Claire Carver-Lacy says she paid Webb $2,140 to install a security system in her home. Webb never did the work and never repaid her. A magistrate has ordered Webb to pay Carver-Lacy $2,266.47.


Editor's note: This story has been updated to correct the spelling of Claire Carver-Lacy.

A small claims court magistrate on Tuesday ordered Fayetteville mayoral candidate Franco Webb to repay an elderly Fayetteville woman more than $2,100 for failing to install a security system in her home two years ago.

The judge made the ruling after Webb failed to show up for his scheduled court appearance. 

“Did I miss a date?” Webb said Wednesday. “Oh Jesus, I didn't realize that, but I guess I'll take care of it.”

Webb, owner of Core Computer Technologies in Fayetteville, was given 10 days to file an appeal. He said he doesn’t plan to do that.
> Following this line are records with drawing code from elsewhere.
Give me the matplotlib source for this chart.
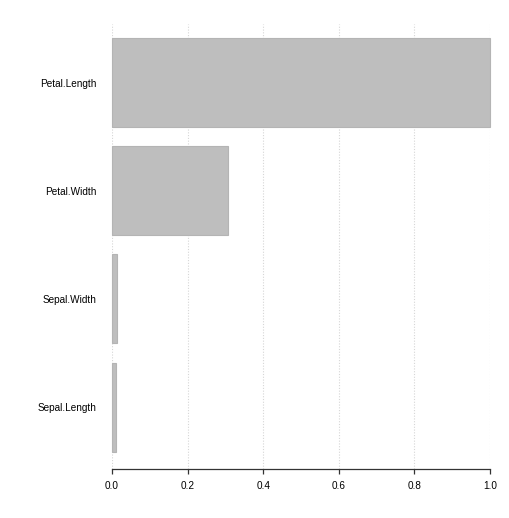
import matplotlib.pyplot as plt
import numpy as np

plt.rcParams['font.family'] = ['Liberation Sans', 'DejaVu Sans']

# variable importance, bottom to top
features = ['Sepal.Length', 'Sepal.Width', 'Petal.Width', 'Petal.Length']
importance = [0.011, 0.013, 0.308, 1.0]
xticks = [0.0, 0.2, 0.4, 0.6, 0.8, 1.0]

fig = plt.figure(figsize=(5.1, 5.18), dpi=100)
ax = fig.add_axes([112 / 510, 49 / 518, 378 / 510, 445 / 518])

ypos = np.arange(len(features))
ax.barh(ypos, importance, height=0.824, color='#bebebe',
        edgecolor='#b4b4b4', linewidth=0.8, zorder=2, clip_on=False)

ax.set_xlim(0, 1)
ax.set_ylim(-0.574, 3.546)
ax.set_yticks(ypos)
ax.set_yticklabels(features)
ax.set_xticks(xticks)
ax.set_xticklabels(['%.1f' % t for t in xticks])

for t in xticks:
    ax.axvline(t, color='#d6d6d6', linestyle=(0, (1, 1.5)), linewidth=0.8, zorder=1,
               ymin=0, ymax=1)

for s in ['top', 'right', 'left']:
    ax.spines[s].set_visible(False)
ax.spines['bottom'].set_color('#333333')
ax.spines['bottom'].set_linewidth(0.9)
ax.spines['bottom'].set_bounds(0, 1)

ax.tick_params(axis='y', length=0, pad=11.5, labelsize=7.2, labelcolor='black')
ax.tick_params(axis='x', length=3.6, width=0.9, color='#333333', pad=5,
               labelsize=7.2, labelcolor='black')

fig.savefig('out.png', dpi=100)
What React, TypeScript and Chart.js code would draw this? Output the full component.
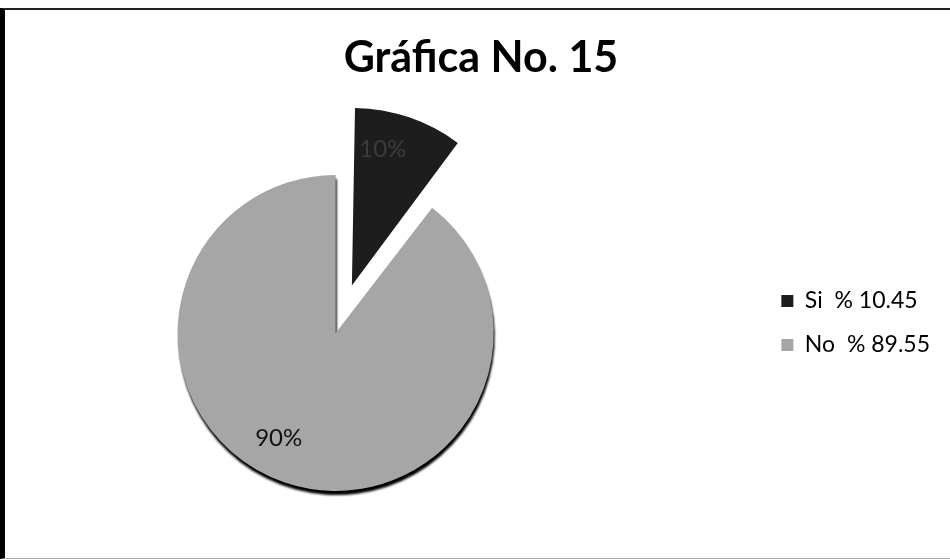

“I’m just going to give her money back and just be done with it,” he said.

Eighty-nine-year-old Claire Carver-Lacy said she paid Webb $2,140 in February 2020 to install a security system in her home after a thief broke into it and stole items valued at more than $20,000. She said Webb cashed her check almost immediately after leaving her home.

Carver-Lacy said she paid Webb upfront after he explained to her that he needed the money to  buy equipment and to hire workers. She said he promised to start the work that Saturday but never showed up. He has not repaid the money, despite countless attempts to contact him, she said. 

“After he got that check, he didn't show up on Saturday,” she said. “I called him on Monday, Tuesday, Wednesday, he would not return any calls… I kept pestering him. This is February. March, April, May, June.”

Webb acknowledged that he did not repay Carver-Lacy. He said he got sick and then one of his workers got sick. But he said he eventually did try to return to the house and do the work, but Carver-Lacy and her husband told him they didn’t want him to start the project.

“I have all the equipment. I was ready to start, I already paid for the equipment,” Webb said. “He wouldn't let me do it.”

That is untrue, Carver-Lacy and her husband, Jim Lacy, said.

Carver-Lacy said she continued to try to contact Webb to get her money back. Webb questions whether she did.

“I haven't talked to her or seen her in a long time,” Webb said. “I even tried to call a couple times, went by her house a couple times. She could have gotten back up with me.”

Carver-Lacy said she tried to, on numerous occasions, using multiple numbers, but she never could reach him and never heard back.

Webb is among five candidates who are challenging two-term Mayor Mitch Colvin. The primary is May 17. During his campaign, Webb has touted his civic mindedness, saying he is a business owner, a firefighter and the leader of a community watch group.